++++ Records supplied ++++
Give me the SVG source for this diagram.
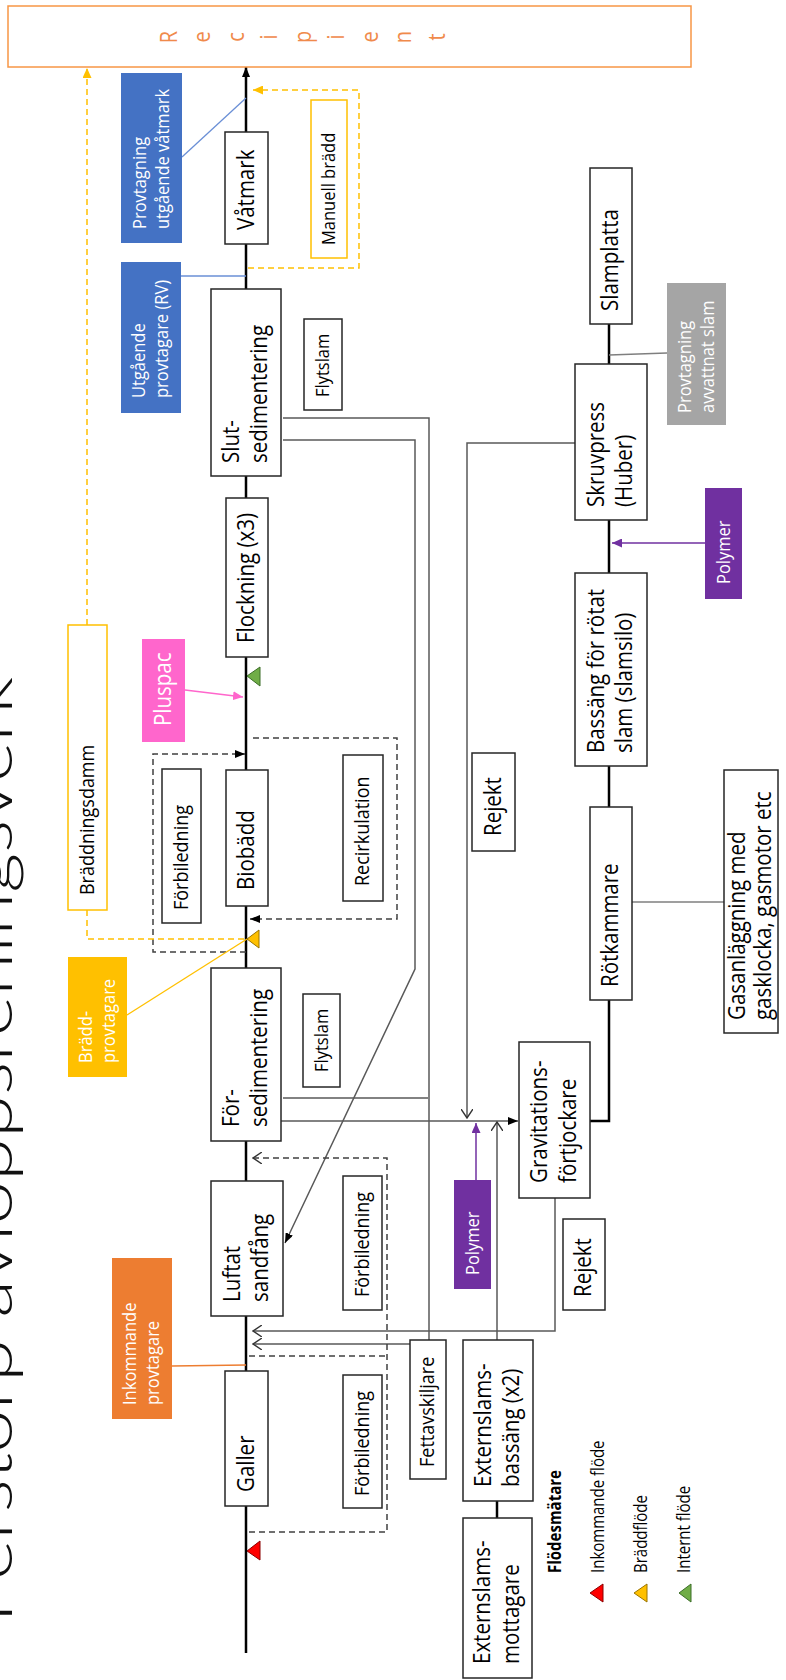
<svg xmlns="http://www.w3.org/2000/svg" width="786" height="1680" viewBox="0 0 786 1680">
<style>
.box{fill:#fff;stroke:#262626;stroke-width:1.5}
.n{font-family:'Open Sans','Liberation Sans',sans-serif;font-size:20.5px;fill:#000}
.s18{font-size:18px}
.s16{font-size:16.5px}
.w{fill:#fff}
.main{stroke:#000;stroke-width:2.5;fill:none}
.thick{stroke:#000;stroke-width:2.5;fill:none}
.gl{stroke:#595959;stroke-width:1.5;fill:none}
.dash{stroke:#404040;stroke-width:1.5;fill:none;stroke-dasharray:6 4}
.ydash{stroke:#FFC000;stroke-width:1.5;fill:none;stroke-dasharray:6 4}
.rec{font-family:'Open Sans','Liberation Sans',sans-serif;font-size:20px;fill:#F08A4B}
.leg{font-family:'Open Sans','Liberation Sans',sans-serif;font-size:15px;fill:#000}
</style>
<defs>
<marker id="mBlk" viewBox="0 0 10 8" refX="10" refY="4" markerWidth="10" markerHeight="8" markerUnits="userSpaceOnUse" orient="auto"><path d="M0,0 L10,4 L0,8 z" fill="#000"/></marker>
<marker id="mOpen" viewBox="0 0 10 12" refX="9" refY="6" markerWidth="10" markerHeight="12" markerUnits="userSpaceOnUse" orient="auto"><path d="M0,0 L9,6 L0,12" fill="none" stroke="#333" stroke-width="1.4"/></marker>
<marker id="mYel" viewBox="0 0 10 9" refX="10" refY="4.5" markerWidth="10" markerHeight="9" markerUnits="userSpaceOnUse" orient="auto"><path d="M0,0 L10,4.5 L0,9 z" fill="#FFC000"/></marker>
<marker id="mPur" viewBox="0 0 10 9" refX="10" refY="4.5" markerWidth="10" markerHeight="9" markerUnits="userSpaceOnUse" orient="auto"><path d="M0,0 L10,4.5 L0,9 z" fill="#7030A0"/></marker>
<marker id="mPink" viewBox="0 0 10 9" refX="10" refY="4.5" markerWidth="10" markerHeight="9" markerUnits="userSpaceOnUse" orient="auto"><path d="M0,0 L10,4.5 L0,9 z" fill="#FF66CC"/></marker>
</defs>
<rect width="786" height="1680" fill="#fff"/>

<g id="title">
<text transform="translate(12,1623) rotate(-90)" font-family="Lato,'Liberation Sans',sans-serif" font-weight="300" font-size="62" fill="#111" textLength="946" lengthAdjust="spacingAndGlyphs">Perstorp avloppsreningsverk</text>
</g>

<g id="connectors">
<line class="main" x1="246" y1="1653" x2="246" y2="67" marker-end="url(#mBlk)"/>
<path class="ydash" d="M87,625 V68" marker-end="url(#mYel)"/>
<path class="ydash" d="M248,268 H359 V90 H253" marker-end="url(#mYel)"/>
<line x1="182" y1="157" x2="246" y2="98" stroke="#6A8FD6" stroke-width="1.3"/>
<line x1="181" y1="276" x2="246" y2="276" stroke="#6A8FD6" stroke-width="1.3"/>
<path class="gl" d="M283,418 H429 V1340"/>
<path class="gl" d="M283,440 H415 V969 L285,1243" marker-end="url(#mBlk)"/>
<path class="gl" d="M283,1098 H428"/>
<path class="gl" d="M281,1121 H518" marker-end="url(#mBlk)"/>
<path class="gl" d="M575,443 H467 V1118" marker-end="url(#mOpen)"/>
<path class="gl" d="M497,1340 V1122" marker-end="url(#mOpen)"/>
<path d="M476,1180 V1123" stroke="#7030A0" stroke-width="1.5" fill="none" marker-end="url(#mPur)"/>
<path class="gl" d="M555,1198 V1331 H253" marker-end="url(#mOpen)"/>
<path class="gl" d="M410,1344 H253" marker-end="url(#mOpen)"/>
<path class="thick" d="M590,1121 H609 V1000"/>
<path class="thick" d="M609,807 V766"/>
<path class="thick" d="M609,573 V520"/>
<path class="thick" d="M609,364 V324"/>
<path class="thick" d="M497,1501 V1518"/>
<line x1="667" y1="353" x2="609" y2="355" stroke="#7f7f7f" stroke-width="1.5"/>
<path d="M705,543 H612" stroke="#7030A0" stroke-width="1.5" fill="none" marker-end="url(#mPur)"/>
<line x1="632" y1="902" x2="724" y2="902" stroke="#7f7f7f" stroke-width="1.5"/>
<path class="dash" d="M246,952 H153 V754 H245" marker-end="url(#mBlk)"/>
<path class="dash" d="M253,738 H397 V919 H250" marker-end="url(#mBlk)"/>
<path class="dash" d="M249,1532 H387 V1158 H253" marker-end="url(#mOpen)"/>
<path class="dash" d="M249,1356 H387"/>
<path class="ydash" d="M87,910 V939 H247"/>
<line x1="127" y1="1015" x2="247" y2="939" stroke="#FFC000" stroke-width="1.3"/>
<path d="M185,690 L243,697" stroke="#FF66CC" stroke-width="1.5" fill="none" marker-end="url(#mPink)"/>
<line x1="172" y1="1366" x2="246" y2="1365" stroke="#ED7D31" stroke-width="1.3"/>
<polygon points="247,676 260,667 260,686" fill="#70AD47" stroke="#3C6E28" stroke-width="1"/>
<polygon points="247,939 259,930 259,948" fill="#FFC000" stroke="#9A7400" stroke-width="1"/>
<polygon points="247,1551 260,1541 260,1560" fill="#FF0000" stroke="#8B0000" stroke-width="1"/>
</g>

<g id="recipient">
<rect x="8" y="6" width="683" height="61" fill="#fff" stroke="#F79646" stroke-width="1.5"/>
<text class="rec" transform="translate(177,37) rotate(-90) scale(1,1.15)" text-anchor="middle">R</text>
<text class="rec" transform="translate(210,37) rotate(-90) scale(1,1.15)" text-anchor="middle">e</text>
<text class="rec" transform="translate(244,37) rotate(-90) scale(1,1.15)" text-anchor="middle">c</text>
<text class="rec" transform="translate(277,37) rotate(-90) scale(1,1.15)" text-anchor="middle">i</text>
<text class="rec" transform="translate(311,37) rotate(-90) scale(1,1.15)" text-anchor="middle">p</text>
<text class="rec" transform="translate(344,37) rotate(-90) scale(1,1.15)" text-anchor="middle">i</text>
<text class="rec" transform="translate(378,37) rotate(-90) scale(1,1.15)" text-anchor="middle">e</text>
<text class="rec" transform="translate(411,37) rotate(-90) scale(1,1.15)" text-anchor="middle">n</text>
<text class="rec" transform="translate(445,37) rotate(-90) scale(1,1.15)" text-anchor="middle">t</text>
</g>

<g id="vatmark"><rect class="box" x="225" y="132" width="43" height="112"/><text class="n" transform="translate(246.5,230) rotate(-90) scale(1,1.15)" y="6.3">Våtmark</text></g>
<g id="manuell-bradd"><rect x="311" y="100" width="36" height="158" fill="#fff" stroke="#FFC000" stroke-width="1.5"/><text class="n s16" transform="translate(329,245) rotate(-90) scale(1,1.15)" y="5.3">Manuell brädd</text></g>
<g id="provtagning-vatmark"><rect x="121" y="73" width="61" height="170" fill="#4472C4"/><text class="n s16 w" transform="translate(151.5,229) rotate(-90) scale(1,1.15)"><tspan x="0" y="-4.8">Provtagning</tspan><tspan x="0" y="15.2">utgående våtmark</tspan></text></g>
<g id="utgaende-provtagare"><rect x="121" y="262" width="60" height="151" fill="#4472C4"/><text class="n s16 w" transform="translate(151,398) rotate(-90) scale(1,1.15)"><tspan x="0" y="-4.8">Utgående</tspan><tspan x="0" y="15.2">provtagare (RV)</tspan></text></g>
<g id="slutsedimentering"><rect class="box" x="211" y="289" width="70" height="187"/><text class="n" transform="translate(246,463) rotate(-90) scale(1,1.15)"><tspan x="0" y="-6.1">Slut-</tspan><tspan x="0" y="18.3">sedimentering</tspan></text></g>
<g id="flytslam-1"><rect class="box" x="304" y="319" width="38" height="91"/><text class="n s16" transform="translate(323,397) rotate(-90) scale(1,1.15)" y="5.3">Flytslam</text></g>
<g id="flockning"><rect class="box" x="226" y="498" width="42" height="159"/><text class="n" transform="translate(247,643) rotate(-90) scale(1,1.15)" y="6.3">Flockning (x3)</text></g>
<g id="pluspac"><rect x="142" y="639" width="43" height="103" fill="#FF66CC"/><text class="n w" transform="translate(163.5,726) rotate(-90) scale(1,1.15)" y="6.3">Pluspac</text></g>
<g id="braddningsdamm"><rect x="68" y="625" width="39" height="285" fill="#fff" stroke="#FFC000" stroke-width="1.5"/><text class="n s18" transform="translate(87.5,895) rotate(-90) scale(1,1.15)" y="5.6">Bräddningsdamm</text></g>
<g id="forbiledning-1"><rect class="box" x="162" y="769" width="39" height="154"/><text class="n s18" transform="translate(181.5,910) rotate(-90) scale(1,1.15)" y="5.6">Förbiledning</text></g>
<g id="biobadd"><rect class="box" x="226" y="770" width="42" height="136"/><text class="n" transform="translate(247,890) rotate(-90) scale(1,1.15)" y="6.3">Biobädd</text></g>
<g id="recirkulation"><rect class="box" x="343" y="755" width="40" height="146"/><text class="n s18" transform="translate(363,886) rotate(-90) scale(1,1.15)" y="5.6">Recirkulation</text></g>
<g id="rejekt-1"><rect class="box" x="472" y="753" width="43" height="98"/><text class="n" transform="translate(493.5,836) rotate(-90) scale(1,1.15)" y="6.3">Rejekt</text></g>
<g id="bradd-provtagare"><rect x="68" y="957" width="59" height="120" fill="#FFC000"/><text class="n s16 w" transform="translate(97.5,1063) rotate(-90) scale(1,1.15)"><tspan x="0" y="-4.8">Brädd-</tspan><tspan x="0" y="15.2">provtagare</tspan></text></g>
<g id="forsedimentering"><rect class="box" x="211" y="968" width="70" height="173"/><text class="n" transform="translate(246,1127) rotate(-90) scale(1,1.15)"><tspan x="0" y="-6.1">För-</tspan><tspan x="0" y="18.3">sedimentering</tspan></text></g>
<g id="flytslam-2"><rect class="box" x="303" y="994" width="37" height="93"/><text class="n s16" transform="translate(321.5,1072) rotate(-90) scale(1,1.15)" y="5.3">Flytslam</text></g>
<g id="luftat-sandfang"><rect class="box" x="211" y="1181" width="72" height="135"/><text class="n" transform="translate(247,1302) rotate(-90) scale(1,1.15)"><tspan x="0" y="-6.1">Luftat</tspan><tspan x="0" y="18.3">sandfång</tspan></text></g>
<g id="forbiledning-2"><rect class="box" x="343" y="1176" width="39" height="134"/><text class="n s18" transform="translate(362.5,1297) rotate(-90) scale(1,1.15)" y="5.6">Förbiledning</text></g>
<g id="inkommande-provtagare"><rect x="112" y="1258" width="60" height="161" fill="#ED7D31"/><text class="n s16 w" transform="translate(142,1405) rotate(-90) scale(1,1.15)"><tspan x="0" y="-4.8">Inkommande</tspan><tspan x="0" y="15.2">provtagare</tspan></text></g>
<g id="galler"><rect class="box" x="225" y="1371" width="43" height="135"/><text class="n" transform="translate(246.5,1492) rotate(-90) scale(1,1.15)" y="6.3">Galler</text></g>
<g id="forbiledning-3"><rect class="box" x="343" y="1375" width="39" height="133"/><text class="n s18" transform="translate(362.5,1496) rotate(-90) scale(1,1.15)" y="5.6">Förbiledning</text></g>
<g id="fettavskiljare"><rect class="box" x="410" y="1340" width="36" height="139"/><text class="n s18" transform="translate(428,1467) rotate(-90) scale(1,1.15)" y="5.6">Fettavskiljare</text></g>
<g id="externslams-bassang"><rect class="box" x="463" y="1340" width="70" height="161"/><text class="n" transform="translate(498,1487) rotate(-90) scale(1,1.15)"><tspan x="0" y="-6.1">Externslams-</tspan><tspan x="0" y="18.3">bassäng (x2)</tspan></text></g>
<g id="externslams-mottagare"><rect class="box" x="463" y="1518" width="69" height="160"/><text class="n" transform="translate(497.5,1664) rotate(-90) scale(1,1.15)"><tspan x="0" y="-6.1">Externslams-</tspan><tspan x="0" y="18.3">mottagare</tspan></text></g>
<g id="polymer-2"><rect x="454" y="1180" width="37" height="109" fill="#7030A0"/><text class="n s16 w" transform="translate(472.5,1275) rotate(-90) scale(1,1.15)" y="5.3">Polymer</text></g>
<g id="gravitationsfortjockare"><rect class="box" x="519" y="1042" width="71" height="156"/><text class="n" transform="translate(554.5,1183) rotate(-90) scale(1,1.15)"><tspan x="0" y="-6.1">Gravitations-</tspan><tspan x="0" y="18.3">förtjockare</tspan></text></g>
<g id="rejekt-2"><rect class="box" x="563" y="1219" width="42" height="91"/><text class="n" transform="translate(584,1297) rotate(-90) scale(1,1.15)" y="6.3">Rejekt</text></g>
<g id="rotkammare"><rect class="box" x="590" y="807" width="42" height="193"/><text class="n" transform="translate(611,987) rotate(-90) scale(1,1.15)" y="6.3">Rötkammare</text></g>
<g id="gasanlaggning"><rect class="box" x="724" y="770" width="54" height="263"/><text class="n" transform="translate(750,1020) rotate(-90) scale(1,1.15)"><tspan x="0" y="-4.3">Gasanläggning med</tspan><tspan x="0" y="18">gasklocka, gasmotor etc</tspan></text></g>
<g id="bassang-rotat-slam"><rect class="box" x="575" y="573" width="72" height="193"/><text class="n" transform="translate(611,753) rotate(-90) scale(1,1.15)"><tspan x="0" y="-6.1">Bassäng för rötat</tspan><tspan x="0" y="18.3">slam (slamsilo)</tspan></text></g>
<g id="polymer-1"><rect x="705" y="488" width="37" height="111" fill="#7030A0"/><text class="n s16 w" transform="translate(723.5,584) rotate(-90) scale(1,1.15)" y="5.3">Polymer</text></g>
<g id="skruvpress"><rect class="box" x="575" y="364" width="72" height="156"/><text class="n" transform="translate(611,507) rotate(-90) scale(1,1.15)"><tspan x="0" y="-6.1">Skruvpress</tspan><tspan x="0" y="18.3">(Huber)</tspan></text></g>
<g id="slamplatta"><rect class="box" x="590" y="168" width="42" height="156"/><text class="n" transform="translate(611,311) rotate(-90) scale(1,1.15)" y="6.3">Slamplatta</text></g>
<g id="provtagning-avvattnat-slam"><rect x="667" y="283" width="59" height="142" fill="#A5A5A5"/><text class="n s16 w" transform="translate(696.5,413) rotate(-90) scale(1,1.15)"><tspan x="0" y="-4.8">Provtagning</tspan><tspan x="0" y="15.2">avvattnat slam</tspan></text></g>

<g id="legend">
<text class="leg" transform="translate(561,1573) rotate(-90) scale(1,1.15)" font-weight="bold" font-size="14">Flödesmätare</text>
<polygon points="590,1593 603,1584 603,1602" fill="#FF0000" stroke="#8B0000" stroke-width="1"/>
<text class="leg" transform="translate(604,1573) rotate(-90) scale(1,1.15)">Inkommande flöde</text>
<polygon points="634,1593 647,1584 647,1602" fill="#FFC000" stroke="#9A7400" stroke-width="1"/>
<text class="leg" transform="translate(647,1573) rotate(-90) scale(1,1.15)">Bräddflöde</text>
<polygon points="679,1593 691,1584 691,1602" fill="#70AD47" stroke="#3C6E28" stroke-width="1"/>
<text class="leg" transform="translate(690,1573) rotate(-90) scale(1,1.15)">Internt flöde</text>
</g>
</svg>
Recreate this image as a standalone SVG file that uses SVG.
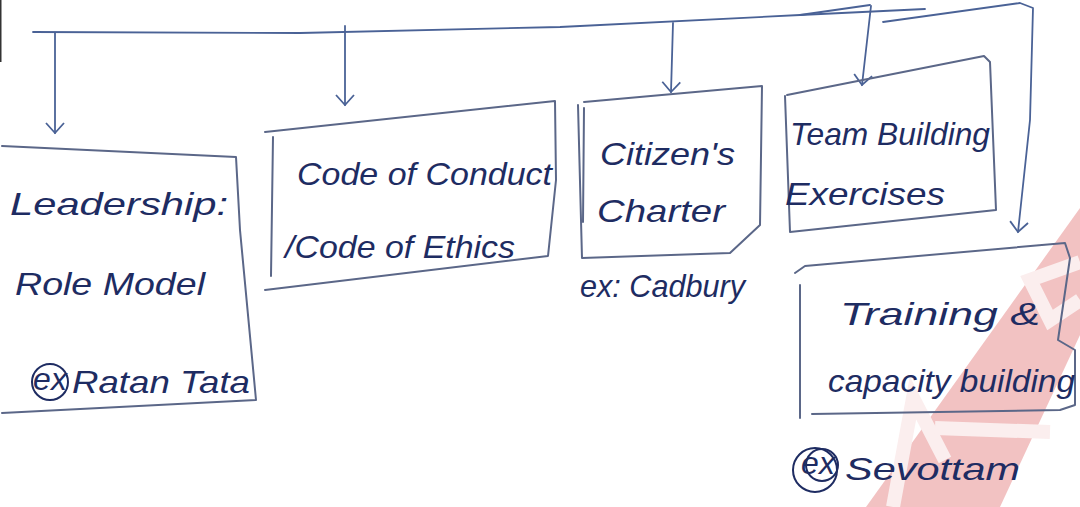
<svg xmlns="http://www.w3.org/2000/svg" width="1080" height="507" viewBox="0 0 1080 507">
<style>
.box{fill:none;stroke:#5b6788;stroke-width:2;stroke-linejoin:round;stroke-linecap:round}
.con{fill:none;stroke:#4a6296;stroke-width:1.8;stroke-linecap:round;stroke-linejoin:round}
.t{font-family:"Liberation Sans",Arial,sans-serif;font-size:32px;fill:#1e2c62;font-style:italic}
.ring{fill:none;stroke:#1e2c62;stroke-width:2}
.wm{fill:#f2c2c2}
.wmw{fill:none;stroke:#fbeeee;stroke-width:14;stroke-linecap:butt}
</style>
<defs>
<marker id="ah" viewBox="0 0 20 20" refX="18" refY="10" markerWidth="20" markerHeight="20" markerUnits="userSpaceOnUse" orient="auto">
<path d="M8,1 L18,10 L8,19" fill="none" stroke="#4a6296" stroke-width="1.8"/>
</marker>
</defs>
<rect width="1080" height="507" fill="#ffffff"/>
<g id="watermark">
<polygon class="wm" points="866,507 1080,208 1080,335 1000,507"/>
<path class="wmw" d="M893,507 L913,398 L945,460"/>
<path class="wmw" d="M935,428 L1050,432"/>
<path class="wmw" d="M1080,262 L1030,280 L1050,320 L1080,300"/>
</g>
<line x1="0" y1="0" x2="0" y2="62" stroke="#333" stroke-width="3"/>
<g id="connectors">
<path class="con" d="M33,32 L300,33 L560,27 L800,15 L925,9"/>
<path class="con" d="M800,15 L870,5"/>
<path class="con" d="M883,22 L1020,3 L1033,8 L1030,120 L1018,232" marker-end="url(#ah)"/>
<line class="con" x1="55" y1="33" x2="55" y2="133" marker-end="url(#ah)"/>
<line class="con" x1="345" y1="26" x2="345" y2="105" marker-end="url(#ah)"/>
<line class="con" x1="673" y1="23" x2="671" y2="92" marker-end="url(#ah)"/>
<line class="con" x1="871" y1="6" x2="862" y2="85" marker-end="url(#ah)"/>
</g>
<g id="node-leadership">
<path class="box" d="M2,146 L236,157 L240,230 L256,400 L2,413"/>
<text class="t" x="10" y="215" textLength="218" lengthAdjust="spacingAndGlyphs">Leadership:</text>
<text class="t" x="15" y="295" textLength="190" lengthAdjust="spacingAndGlyphs">Role Model</text>
<circle class="ring" cx="50" cy="382" r="18"/>
<text class="t" x="50" y="390" font-size="22" text-anchor="middle">ex</text>
<text class="t" x="72" y="393" textLength="178" lengthAdjust="spacingAndGlyphs">Ratan Tata</text>
</g>
<g id="node-code">
<path class="box" d="M265,132 L555,101 L556,180 L548,256 L265,290"/>
<line class="box" x1="273" y1="137" x2="271" y2="276"/>
<text class="t" x="297" y="185" textLength="255" lengthAdjust="spacingAndGlyphs">Code of Conduct</text>
<text class="t" x="285" y="258" textLength="230" lengthAdjust="spacingAndGlyphs">/Code of Ethics</text>
</g>
<g id="node-citizen">
<path class="box" d="M584,102 L762,86 L760,225 L730,253 L582,258 L578,105"/>
<line class="box" x1="584" y1="108" x2="583" y2="222"/>
<text class="t" x="600" y="165" textLength="135" lengthAdjust="spacingAndGlyphs">Citizen's</text>
<text class="t" x="597" y="222" textLength="128" lengthAdjust="spacingAndGlyphs">Charter</text>
<text class="t" x="580" y="297" textLength="165" lengthAdjust="spacingAndGlyphs">ex: Cadbury</text>
</g>
<g id="node-team">
<path class="box" d="M787,95 L984,56 L990,62 L996,210 L790,232 L785,96"/>
<text class="t" x="790" y="145" textLength="200" lengthAdjust="spacingAndGlyphs">Team Building</text>
<text class="t" x="785" y="205" textLength="160" lengthAdjust="spacingAndGlyphs">Exercises</text>
</g>
<g id="node-training">
<path class="box" d="M795,273 L805,266 L1065,243 L1070,258 L1058,340 L1075,350 L1075,405 L1060,410 L812,414"/>
<line class="box" x1="800" y1="285" x2="800" y2="418"/>
<text class="t" x="840" y="325" textLength="200" lengthAdjust="spacingAndGlyphs">Training &amp;</text>
<text class="t" x="828" y="392" textLength="247" lengthAdjust="spacingAndGlyphs">capacity building</text>
<circle class="ring" cx="815" cy="470" r="22"/>
<circle class="ring" cx="822" cy="465" r="16"/>
<text class="t" x="818" y="474" font-size="20" text-anchor="middle">ex</text>
<text class="t" x="845" y="480" textLength="175" lengthAdjust="spacingAndGlyphs">Sevottam</text>
</g>
</svg>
++++
> **Exercise objective**:
Determine how many lines contain the word "this" and reply with that number alone.

> **Exercise solution**:
2